Monday, October 22, 2007

Academy of Spirits, Part II

A few posts ago, I talked about the Academy of Fine Spirits, and I thought I would give a quick update on the class. Last week, we had our infusion contest judging - each of us was given a large Ball jar and some vodka, and an array of ingredients to select from. We had to infuse our vodka for two weeks, and then bring it back to the class. During the two weeks, we were not allowed to add or take away any ingredients, but we could place the jar in different temperature and light settings, as desired.

So how did I do?
Well, I didn't win the contest (Cara B. from Weber Grill Restaurant was the winner - congrats Cara!). Cara's infusion was fruit-focused, with mango, berries and pineapple. I had tried for a savory infusion, with cucumber, rosemary, cardamom and a bit of red pear. If I could have removed the cardamom and rosemary earlier, it might've been OK - since I couldn't, it was mostly a cardamom infusion with a bit of rosemary. It was interesting to see what others put into the jar, and what came out on the other side - it was a great supplement to the experimentation I've already been doing. Its much easier when you can adjust the process and ingredients throughout the infusion!

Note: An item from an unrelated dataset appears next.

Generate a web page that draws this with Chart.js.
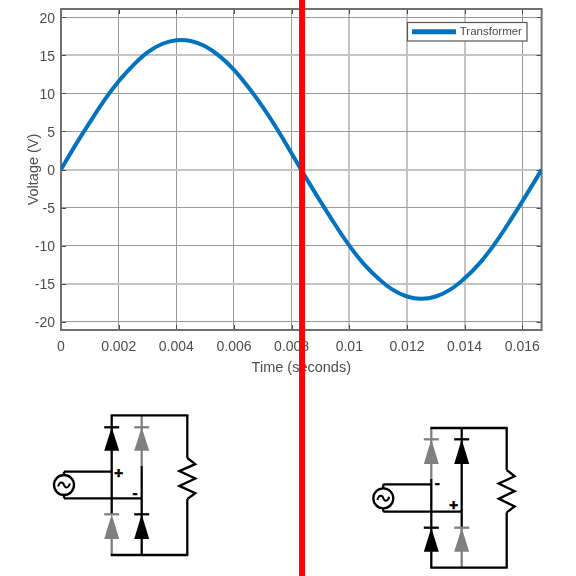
<!DOCTYPE html>
<html><head><meta charset="utf-8">
<style>html,body{margin:0;padding:0;background:#fff;width:576px;height:576px;overflow:hidden}
canvas,svg{position:absolute;left:0;top:0}</style>
<script src="https://cdn.jsdelivr.net/npm/chart.js@4"></script></head>
<body>
<svg id="circuits" width="576" height="576" xmlns="http://www.w3.org/2000/svg"></svg>
<canvas id="c" width="576" height="576" style="background:transparent"></canvas>
<script>
const seriesName = 'Transformer';
const timeSeconds = [0,0.0005,0.001,0.0015,0.002,0.0025,0.003,0.0035,0.004,0.0045,0.005,0.0055,0.006,0.0065,0.007,0.0075,0.008,0.0085,0.009,0.0095,0.01,0.0105,0.011,0.0115,0.012,0.0125,0.013,0.0135,0.014,0.0145,0.015,0.0155,0.016,0.0165,0.01667];
const voltage = [0,3.2,6.2,9.1,11.6,13.7,15.4,16.5,17,16.9,16.2,14.9,13.1,10.8,8.2,5.3,2.1,-1.1,-4.2,-7.2,-10,-12.4,-14.3,-15.8,-16.7,-17,-16.7,-15.8,-14.3,-12.4,-10,-7.2,-4.2,-1.1,0];
const xTicks = [0,0.002,0.004,0.006,0.008,0.01,0.012,0.014,0.016];
const yTicks = [20,15,10,5,0,-5,-10,-15,-20];
const xLimits = [0,0.01667];
const yLimits = [-21.1,21.1];
const markerTime = 0.00836;
/* resampled grid look: 1 = thin dark line, 2 = wide light line */
const xGridKind = [1,1,1,1,1,2,2,2,1];
const yGridKind = [1,2,1,1,2,1,1,2,1];

const TXT = '#4d4d4d', FONT = '"Liberation Sans", Arial, sans-serif';
const gridColor = k => k === 2 ? '#c4c4c4' : '#9a9a9a';
const gridWidth = k => k === 2 ? 2 : 1;

const framePlugin = {
  id: 'frame',
  beforeDraw(chart) {
    const L = chart.legend;
    L.left = 410; L.right = L.left + L.width; L.top = 22; L.bottom = L.top + L.height;
  },
  beforeDatasetsDraw(chart) {
    const {ctx, chartArea: a, scales: {x, y}} = chart;
    ctx.save();
    ctx.strokeStyle = '#4a4a4a'; ctx.lineWidth = 1;
    ctx.beginPath();
    xTicks.forEach(t => { const p = Math.round(x.getPixelForValue(t)) + .5;
      ctx.moveTo(p, a.top); ctx.lineTo(p, a.top + 5); ctx.moveTo(p, a.bottom); ctx.lineTo(p, a.bottom - 5); });
    yTicks.forEach(t => { const p = Math.round(y.getPixelForValue(t)) + .5;
      ctx.moveTo(a.left, p); ctx.lineTo(a.left + 5, p); ctx.moveTo(a.right, p); ctx.lineTo(a.right - 5, p); });
    ctx.stroke();
    ctx.strokeStyle = '#707070'; ctx.lineWidth = 2;
    ctx.strokeRect(a.left, a.top, a.right - a.left, a.bottom - a.top);
    ctx.restore();
  },
  afterDraw(chart) {
    const {ctx, scales: {x}} = chart, L = chart.legend;
    ctx.save();
    ctx.fillStyle = '#fff'; ctx.strokeStyle = '#555'; ctx.lineWidth = 1.2;
    ctx.fillRect(407.5, 22.5, 119.5, 18.5); ctx.strokeRect(407.5, 22.5, 119.5, 18.5);
    ctx.restore();
    L.draw();
    ctx.save();
    ctx.fillStyle = '#ff0000';
    ctx.fillRect(x.getPixelForValue(markerTime) - 3, 0, 6, chart.height);
    ctx.restore();
  }
};

new Chart(document.getElementById('c'), {
  type: 'scatter',
  data: { datasets: [{
    label: seriesName,
    data: timeSeconds.map((t, i) => ({x: t, y: voltage[i]})),
    showLine: true, borderColor: '#0072BD', backgroundColor: '#0072BD',
    borderWidth: 4, pointRadius: 0, tension: 0.4
  }]},
  options: {
    responsive: false, animation: false,
    layout: { padding: {left: 0, right: 34.4, top: 9, bottom: 199.5} },
    plugins: {
      tooltip: {enabled: false},
      legend: { position: 'chartArea', align: 'start',
        labels: { boxWidth: 40, boxHeight: 1, padding: 4, color: TXT, font: {family: FONT, size: 11.5} } }
    },
    scales: {
      x: { type: 'linear', min: xLimits[0], max: xLimits[1],
        afterBuildTicks: s => { s.ticks = xTicks.map(v => ({value: v})); },
        afterFit: s => { s.height = 46.5; s.paddingLeft = 0; s.paddingRight = 0; },
        ticks: { color: TXT, padding: 8.5, maxRotation: 0, autoSkip: false, font: {family: FONT, size: 14}, callback: v => String(v) },
        grid: { color: c => gridColor(xGridKind[c.index]), lineWidth: c => gridWidth(xGridKind[c.index]), drawTicks: false },
        border: {display: false},
        title: { display: true, text: 'Time (seconds)', color: TXT, font: {family: FONT, size: 14.5}, padding: {top: 0, bottom: 0} } },
      y: { type: 'linear', min: yLimits[0], max: yLimits[1],
        afterBuildTicks: s => { s.ticks = yTicks.map(v => ({value: v})); },
        afterFit: s => { s.width = 61; s.paddingTop = 0; s.paddingBottom = 0; },
        ticks: { color: TXT, padding: 6, labelOffset: 1.5, autoSkip: false, font: {family: FONT, size: 14}, callback: v => String(v) },
        grid: { color: c => gridColor(yGridKind[c.index]), lineWidth: c => gridWidth(yGridKind[c.index]), drawTicks: false },
        border: {display: false},
        title: { display: true, text: 'Voltage (V)', color: TXT, font: {family: FONT, size: 14.5}, padding: {top: 25, bottom: 0} } }
    }
  },
  plugins: [framePlugin]
});

/* Schematics beside the chart */
const BLACK = '#000', GREY = '#808080', W = 2.3;
function line(x1, y1, x2, y2, c) { return `<line x1="${x1}" y1="${y1}" x2="${x2}" y2="${y2}" stroke="${c}" stroke-width="${W}"/>`; }
function diode(x, yBar, yBase, c) {
  return `<path d="M${x} ${yBar}L${x + 7.5} ${yBase}H${x - 7.5}Z" fill="${c}"/>` +
         `<line x1="${x - 7.5}" y1="${yBar}" x2="${x + 7.5}" y2="${yBar}" stroke="${c}" stroke-width="${W}"/>`;
}
function resistor(x, y0, y1) {
  const d = (y1 - y0) / 5;
  return `<polyline fill="none" stroke="#000" stroke-width="${W}" points="${x},${y0} ${x + 8},${y0 + d * .75} ${x - 8},${y0 + d * 1.6} ${x + 8},${y0 + d * 2.5} ${x - 8},${y0 + d * 3.4} ${x + 8},${y0 + d * 4.3} ${x},${y1}"/>`;
}
function source(cx, cy) {
  return `<circle cx="${cx}" cy="${cy}" r="10" fill="#fff" stroke="#000" stroke-width="${W}"/>` +
         `<path d="M${cx - 6} ${cy + 1.5}C${cx - 4} ${cy - 4} ${cx - 1} ${cy - 3} ${cx} ${cy}S${cx + 4} ${cy + 4} ${cx + 6} ${cy - 1.5}" fill="none" stroke="#000" stroke-width="2"/>`;
}
function label(x, y, s) { return `<text x="${x}" y="${y}" text-anchor="middle" dominant-baseline="central" font-family="Liberation Sans" font-weight="bold" font-size="15" stroke="#000" stroke-width="0.7" fill="#000">${s}</text>`; }

let s = '';
/* left bridge */
s += line(111.7,539,111.7,555,GREY)+line(141.7,415,141.7,466,GREY);
s += line(111.7,415,111.7,514,BLACK)+line(141.7,466,141.7,555,BLACK);
s += line(110.7,415.3,188.3,415.3,BLACK)+line(187.3,415,187.3,458,BLACK)+line(187.3,499,187.3,555,BLACK)+line(110.7,555,188.3,555,BLACK);
s += resistor(187.3,458,499);
s += diode(111.7,427.3,450.7,BLACK)+diode(141.7,427.3,450.7,GREY)+diode(111.7,514.3,539,GREY)+diode(141.7,514.3,539,BLACK);
s += line(64,471.7,111.7,471.7,BLACK)+line(64,498.3,141.7,498.3,BLACK)+line(64,471.7,64,498.3,BLACK)+source(64,485);
s += label(118.7,472.5,'+')+label(135,492.5,'-');
/* right bridge */
s += line(431.3,428,431.3,479,GREY)+line(461.7,527,461.7,568,GREY);
s += line(431.3,479,431.3,568,BLACK)+line(461.7,428,461.7,527,BLACK);
s += line(430.3,428,507.7,428,BLACK)+line(506.7,428,506.7,470,BLACK)+line(506.7,512.3,506.7,567.7,BLACK)+line(430.3,567.7,507.7,567.7,BLACK);
s += resistor(506.7,470,512.3);
s += diode(431.3,439.3,464,GREY)+diode(461.7,439.3,464,BLACK)+diode(431.3,527.7,551.7,BLACK)+diode(461.7,527.7,551.7,GREY);
s += line(383.3,484.3,431.3,484.3,BLACK)+line(383.3,511.7,461.7,511.7,BLACK)+line(383.3,484.3,383.3,511.7,BLACK)+source(383.3,498.3);
s += label(437.3,482.5,'-')+label(453.7,504,'+');
document.getElementById('circuits').innerHTML = s;
</script>
</body></html>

Interesting Random Tidbits
We were originally to have our midterm today (class was just cancelled this am), so I have been studying the last day or so. Here are a few fun factoids from the topics on our midterm:
  • Alcohol has been regulated by governments since at least 1770 BC (under King Hammurabi's code then)
  • Agave is a member of the amaryllis family (and is most definitely not a cactus)
  • An agave piƱa weighs 25-30 kilos and takes 8-10 years to ripen, once picked they are cut, steamed and crushed to extract sweet juice for fermentation
  • In tequila, the age statement refers to an average age of the tequilas blended to make that batch. In scotch and rum, it refers to the youngest spirit in the blend.
  • The term "single malt" can be used on a scotch made at a single distillery. It doesn't have to be from a single malting or even a single year, just all from one distillery.
There are so many rules for each type of spirit, its interesting (and we're only scratching the surface in this class). I've become extremely familiar with the rules for the products we make, but less so for other types of spirits. Its interesting to see what is and isn't required, etc. and where the distiller has flexibility and where he or she doesn't have any.

Hopefully I'll retain what I've learned for the midterm next week!

In the meantime, here is the recipe we made for a classic mojito. As you may know, the mojito is an old drink (ca. 1900), not a new one. It was invented in Cuba and popularized at a bar there in the 1930's. Supposedly Ernest Hemingway is credited with introducing it to the U.S. mainland. This is the original recipe (or so they claim):

Classic Mojito

1-1/2 oz White rum
1-1/2 oz Simple Syrup
1/2 of a Lime, Pressed
10-15 Mint Leaves
Soda water

Muddle mint in an old fashioned glass with lime and syrup. Just a few presses with the muddler, don't grind it into submission. Add crushed ice, rum and top with soda. Garnish with mint sprig.